Am Frankfurter Hbf erhielt ich letzten Sonntag eine schöne, dicke Sonntagszeitung geschenkt. Ich habe mich sehr auf eine Stunde gemütliche Lektüre im Zug nach Köln gefreut. (Auch etwas sehr grandioses: in nur einer Stunde und ohne Stau von Frankfurt nach Köln!)
Ich fing also an zu lesen und natürlich ging es auch um EHEC. Ich hatte den “Skandal” nicht jeden Tag verfolgt und machte mich also daran, mich in einer Wochenzeitung mal fundiert darüber zu informieren. Was stand dort unter anderem? Die Ära des Fleisches sei nun wieder angebrochen. Gemüse könne man nun nicht mehr guten Gewissens essen. Man hatte beim Lesen den Eindruck, dass sich der Autor freue, dass dem Gemüse nun auch einmal ein Skandal anhaftet. (Leider kann man den Artikel online nicht verlinken.)
Fleisch oder nicht Fleisch – das ist hier die Frage
Das Thema Fleisch Essen ist etwas sehr persönliches und spaltet viele Geister (dieser Blogeintrag ist auch wirklich nicht der Einfachste, den ich bisher geschrieben habe ;-) ). Einerseits gehört Fleisch Essen zu unserer Kultur (ich sage nur Sauerbraten, Bratwurst, Fleischpflanzerl oder z.B. auch das wunderbare Hirschragout meiner Oma an Weihnachten), andererseits gibt es einen starken Trend dazu, das Fleisch Essen prinzipiell zu hinterfragen und Vegetarier zu werden. Es ist vom Verstand und von ethischen Anschauungen her durchaus sinnvoll, auf Fleisch zu verzichten.
Die Sache mit dem Verhalten ändern…
Die meisten Deutschen essen Fleisch (unter 10% der Deutschen sind Vegetarier). Essen ist eben nicht nur Verstehen. Es hat neben der Nahrungsaufnahme viel mit Freude und Genuss und auch mit Gewohnheit zu tun.
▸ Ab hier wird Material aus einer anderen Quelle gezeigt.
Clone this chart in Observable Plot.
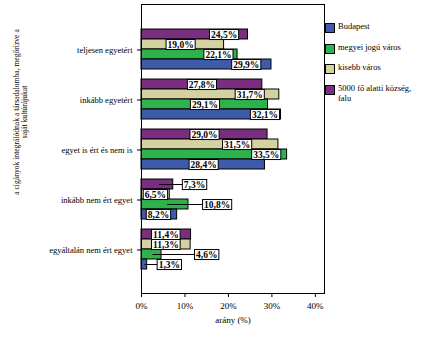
<!DOCTYPE html>
<html>
<head>
<meta charset="utf-8">
<script src="https://cdn.jsdelivr.net/npm/d3@7"></script>
<script src="https://cdn.jsdelivr.net/npm/@observablehq/plot@0.6"></script>
<style>
  html, body { margin: 0; padding: 0; background: white; }
  #wrap { position: relative; width: 432px; height: 360px; font-family: "Liberation Serif", serif; }
  #ytitle { position: absolute; left: 20px; top: 112px; width: 260px; transform: translate(-50%, -50%) rotate(-90deg);
            text-align: center; font-size: 7.6px; line-height: 7.5px; color: black; white-space: nowrap; }
  #legend { position: absolute; left: 325px; top: 23px; font-size: 8.5px; line-height: 10px; }
  .li { display: flex; align-items: flex-start; height: 20.5px; }
  .sw { width: 8px; height: 8px; border: 1px solid black; margin-right: 3px; flex: none; }
  .lt { width: 82px; margin-top: -2px; }
</style>
</head>
<body>
<div id="wrap">
  <div id="chart"></div>
  <div id="ytitle"></div>
  <div id="legend"></div>
</div>
<script>
const categories = ["teljesen egyetért", "inkább egyetért", "egyet is ért és nem is", "inkább nem ért egyet", "egyáltalán nem ért egyet"];
const seriesNames = ["Budapest", "megyei jogú város", "kisebb város", "5000 fő alatti község, falu"];
const seriesColors = ["#3E5BA9", "#2EB34C", "#D5D2A1", "#7B2D80"];
const budapest = [29.9, 32.1, 28.4, 8.2, 1.3];
const megyei   = [22.1, 29.1, 33.5, 10.8, 4.6];
const kisebb   = [19.0, 31.7, 31.5, 6.5, 11.3];
const falu     = [24.5, 27.8, 29.0, 7.3, 11.4];
// where SPSS placed each value label (in % units)
const budapestLabelAt = [24.1, 28.4, 14.3, 3.9, 6.4];
const megyeiLabelAt   = [17.7, 14.6, 28.7, 17.4, 15.0];
const kisebbLabelAt   = [9.0, 24.9, 22.0, 3.2, 5.6];
const faluLabelAt     = [19.0, 13.9, 14.5, 12.2, 5.6];
const xTicks = [0, 10, 20, 30, 40];
const yTitle = ["a cigányok integrálódnak a társadalomba, megőrizve a", "saját kultúrájukat"];
const xTitle = "arány (%)";

const seriesValues = [budapest, megyei, kisebb, falu];
const seriesLabelAt = [budapestLabelAt, megyeiLabelAt, kisebbLabelAt, faluLabelAt];
const stackOrder = [3, 2, 1, 0]; // top to bottom within a group

const rows = [];
const yDomain = [];
categories.forEach((c, ci) => {
  if (ci > 0) yDomain.push("gap" + ci);
  stackOrder.forEach(si => {
    const key = c + "|" + seriesNames[si];
    yDomain.push(key);
    rows.push({category: c, series: seriesNames[si], key, value: seriesValues[si][ci], labelAt: seriesLabelAt[si][ci]});
  });
});
const centerKeys = categories.map(c => c + "|" + seriesNames[2]);
const fmt = v => v.toFixed(1).replace(".", ",") + "%";
const leaders = rows.filter(d => d.labelAt - 3 > d.value);
const LABEL_INK = "#010101";

const chart = Plot.plot({
  width: 432,
  height: 335,
  marginTop: 4,
  marginLeft: 141,
  marginRight: 108,
  marginBottom: 42,
  style: {fontFamily: "Liberation Serif, serif", fontSize: "9px", background: "white", color: "black"},
  x: {domain: [0, 42.1]},
  y: {domain: yDomain, paddingInner: 0, paddingOuter: 1.15},
  color: {domain: seriesNames, range: seriesColors},
  marks: [
    Plot.barX(rows, {x: "value", y: "key", fill: "series", stroke: "black", strokeWidth: 1}),
    Plot.link(leaders, {x1: d => d.value * 0.55, x2: "labelAt", y1: "key", y2: "key", stroke: "black", strokeWidth: 1}),
    Plot.text(rows, {x: "labelAt", y: "key", text: d => fmt(d.value), fill: LABEL_INK, fontSize: 9.5, fontWeight: "bold"}),
    Plot.frame({stroke: "black", strokeWidth: 1}),
    Plot.axisX({ticks: xTicks, tickFormat: d => d + "%", tickSize: 4, label: null, fontSize: 9, fill: "black"}),
    Plot.axisY({ticks: centerKeys, tickFormat: k => k.split("|")[0], tickSize: 4, label: null, dy: 5.5, fontSize: 8.5, fill: "black"}),
    Plot.text([xTitle], {frameAnchor: "bottom", dy: 29, text: d => d, fontSize: 9, fill: "black"})
  ]
});
document.getElementById("chart").appendChild(chart);

// white boxes with black borders behind value labels
const texts = Array.from(chart.querySelectorAll("text")).filter(t => {
  const g = t.closest("g[fill]");
  return g && g.getAttribute("fill") === LABEL_INK;
});
texts.forEach(t => {
  const b = t.getBBox();
  const r = document.createElementNS("http://www.w3.org/2000/svg", "rect");
  const tr = t.getAttribute("transform");
  if (tr) r.setAttribute("transform", tr);
  r.setAttribute("x", b.x - 1.5);
  r.setAttribute("y", b.y);
  r.setAttribute("width", b.width + 3);
  r.setAttribute("height", b.height);
  r.setAttribute("fill", "white");
  r.setAttribute("stroke", "black");
  r.setAttribute("stroke-width", 1);
  t.parentNode.insertBefore(r, t);
});

document.getElementById("ytitle").innerHTML = yTitle.map(s => `<div>${s}</div>`).join("");
document.getElementById("legend").innerHTML = seriesNames.map((s, i) =>
  `<div class="li"><div class="sw" style="background:${seriesColors[i]}"></div><div class="lt">${s}</div></div>`).join("");
</script>
</body>
</html>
Man kann es sich einfach machen und das Fleisch-Essen verteufeln, aber dann bewirkt man mit den Vernunft-Argumenten vielleicht sogar eher gegenteilige Reaktionen. Man kann den Artikel in der Sonntagszeitung so interpretieren, dass sich manche Fleisch-Esser heimlich schlecht fühlen, weil sie eigentlich auch selbst Bedenken wegen ihres Konsums haben. Dass sie aber gleichzeitig hin und her gerissen sind, weil sie dennoch ihr Steak oder einen Braten einfach gern genießen möchten. In einer Situation, in der man selbst schon ein kleines schlechtes Gewissen hat, möchte man sich das eigene Verhalten nun höchst ungern auch noch mit dem erhobenen Zeigefinger von anderen vorwerfen lassen – wie es in der Fleisch-Essen-Frage oft passiert. Mit EHEC ist nun endlich mal nicht das Fleisch, sondern das Gemüse der Buhmann.
Nur wegen EHEC ist aber Gemüse natürlich nicht prinzipiell schlecht und auch an den Argumenten zur Massentierhaltung, Lebensmittelindustrie und dem Klimawandel ändert sich nichts. Die Frage bleibt auch nach EHEC die gleiche: Wie verändern wir unser Verhalten zum Fleisch? Wenn der komplette Verzicht für viele zu schwierig ist, fangen wir doch einfach damit an, weniger Fleisch zu essen.
Sonntagsbraten, halbe Vegetarier und vegetarische Köstlichkeiten
Wie so oft, geht das mit positiven Anreizen und Einstellungen bestimmt am besten:
1. Durch bewusstes Genießen: Wie wäre es mit einer Bewegung: “Zurück zum Sonntagsbraten”? (Natürlich in bio ;) – denn wenn nur am Sonntag, dann kann man sich das auch viel eher leisten.) Früher haben wir ja auch nicht jeden Tag Fleisch gegessen… Wenn etwas nicht allzu alltäglich ist, dann freut man sich meist noch viel mehr darüber! Also auf zu mehr genussvoller Qualität anstatt Quantität!
2. Durch Gemeinschaft: Eine super Anregung liefert hier die Webseite Halbzeitvegetarier: sich einfach mit jemand anderem zusammentun und gemeinsam den Fleischkonsum halbieren. Ihre Logik: “Zwei halbe Vegetarier sind auch ein Ganzer“. So eine positive Herangehensweise finde ich super!
Wenn wir es insgesamt schaffen, etwas mehr Entspannung in die moralische Fleisch-Essen-Debatte zu bringen, dann muss ein Sonntagszeitungs-Autor vielleicht auch nicht mehr so negativ über Gemüse an sich schreiben.